1. Talking With Your Teenagers
Although your teenage child may not have come around to fully forming their identity just yet, they already have enough knowledge and life experience of the world around them to examine a certain complication, find an effective solution for the problem as well as make informed decisions. Their points of view and opinions deserve a little respect and consideration. So, try to talk to them openly about the move. Hear them out and try to understand how they feel.
2. Get Their Input Concerning The Move
If you happen to still be in search of your ideal home, then consider asking the teens in your family unit for their input on the matter in general. Moving with teens doesn’t have to be that complicated. Try finding out what they would like, what they might consider a perfect neighborhood to be and what kind of bedrooms they’d like. This will help them think about the move in a positive way. Getting their input during the early stages of the moving process will get them involved which in turn will make them feel like they had something to do with the final decision.

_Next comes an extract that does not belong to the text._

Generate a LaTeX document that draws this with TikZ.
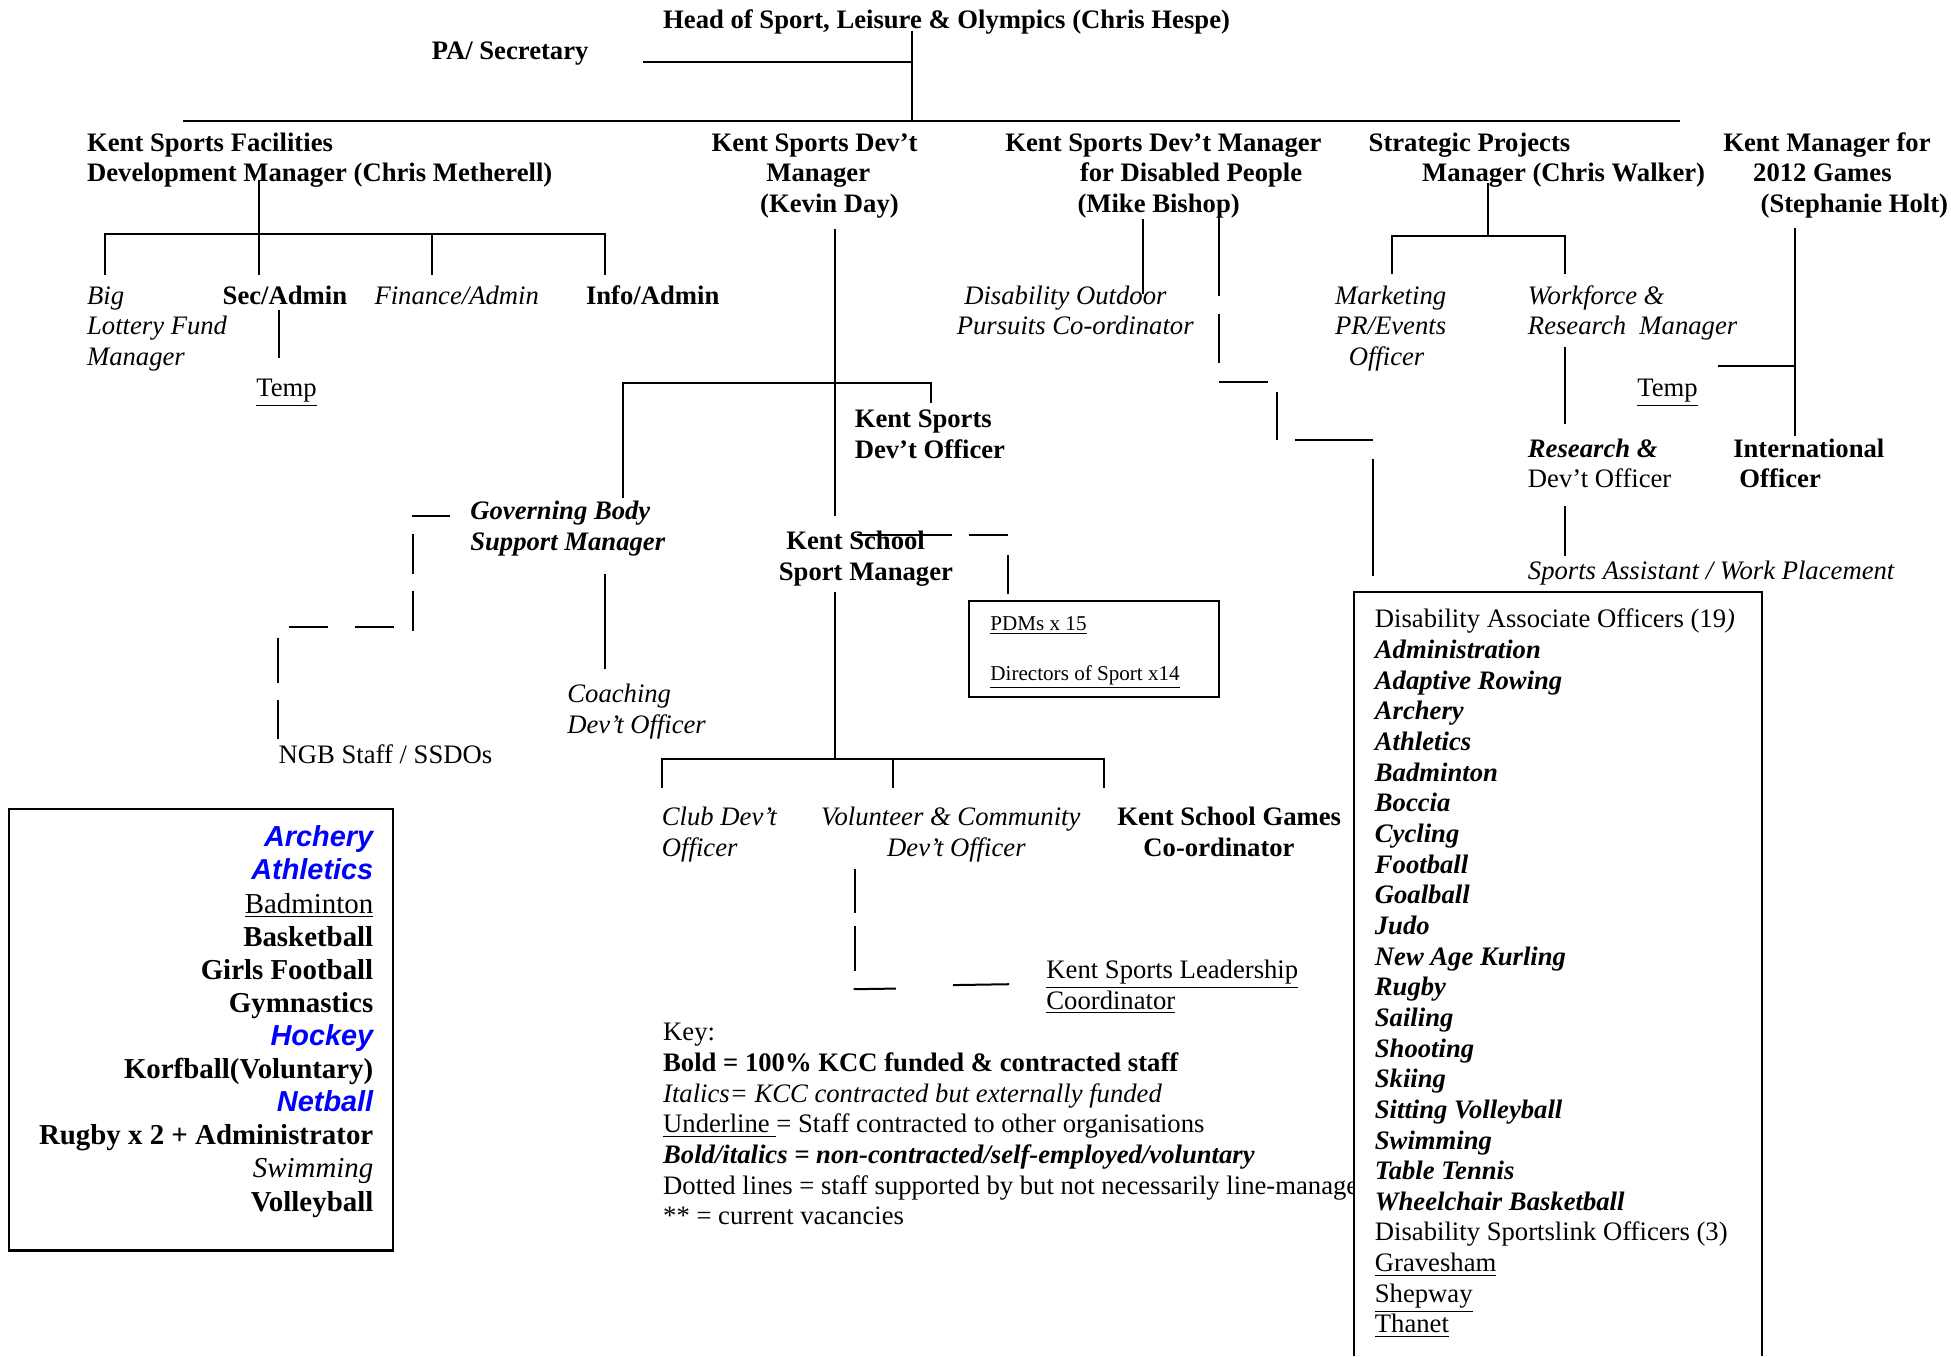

3. Organize Proper Farewells
Saying a proper farewell to everything and everyone that’s being left behind is vital if one wants to move on with their lives and turn their energy to the fresh new beginnings waiting ahead. You need to find ways in which you can help your teenage children say goodbye properly to all the places and people that were dear to them. Take your teenager to all those special places they associated with happiness from their childhood. Let them spend enough time by themselves in those beloved surroundings.
4. Help Them Find Out About Their New Location
Suggest to them they research and look up information about their new town or city. Ask them to research on specific things about the town that could prove to be relevant to the entire family in general. Things such as where the local recreation facilities happen to be located, what the name of their new home team is and/or when registration is. This will help them start to get a bit familiar with their new location.
When relocating to another town there’s probably a lot that’s going to be new to both you as well as your teen. Customs, foods and dress code might change a bit. Culture shock is very real so doing some of the things we’ve mentioned above will help your teen child cope with such. Don’t allow you moving with your teenage children to give you sleepless nights.